Plus, the freedom to meet and make new friends, esp singles. The ability to choose possible suitors among the pursuers. The early process of getting to know a person and vice versa. The things that only single ppl are allowed, flirting without having the guilt.(..look who's talking, the girl who learns to flirt at the age of 24 ). Knowing that you are not attached to anyone seriously, and not emotionally dependant on anyone but yourself. It's a great feeling, really. It makes you feel so independant and free.
But when you reach a certain age, your views about certain things changed. Your feelings and emotions evolved. Your physical appearance transformed from someone who doesn't know how to balance herself on high-heels to someone who knows the difference between types of eye-liner. I guess it happens naturally to most of us. But to some people, they need to be awakened from their deep slumber to realise that some changes in life need to be made in order to grow up. And then we'll feel it coming, the wanting to have someone other than your girl friends. It was within this changing phase that I found him.

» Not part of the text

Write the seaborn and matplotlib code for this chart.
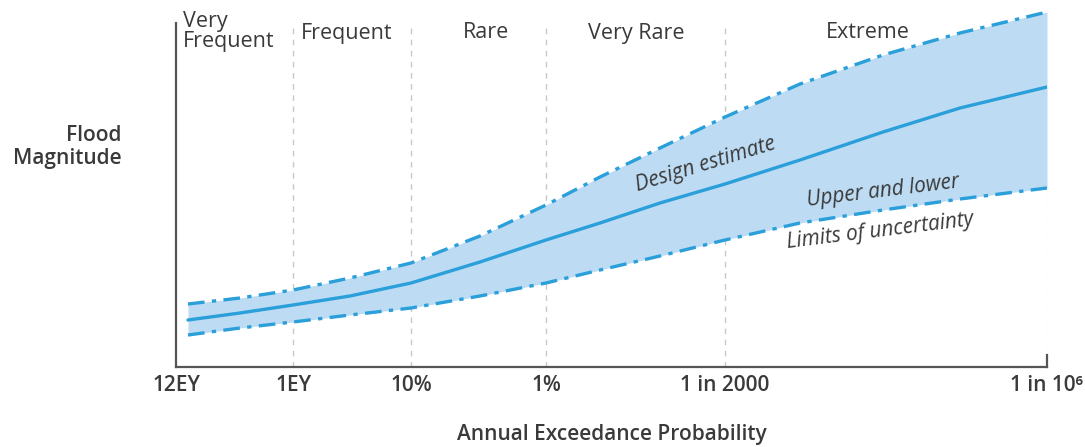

Heh, I’m still the klutz who tripped over chair-leg, banged into things and dropped the end of my tudung on a plate of nasi with kuah, but I’m a grown woman now. Who can happily tell my life stories, from a single know-nothing blurr girl to a woman who’s counting days to the new phase which she’s about to enter. I have enjoyed the life of a single, and now I can’t wait to embark on a new journey with him.
So to all singletons…don’t fret about not finding the one yet. Keep praying, the person’s out there. Maybe just around the corner, waiting for the right time when he/she will emerge and change your life forever. Sounds too good to be true ehh, heh.. but it’s possible. And it sure happens in real life ;].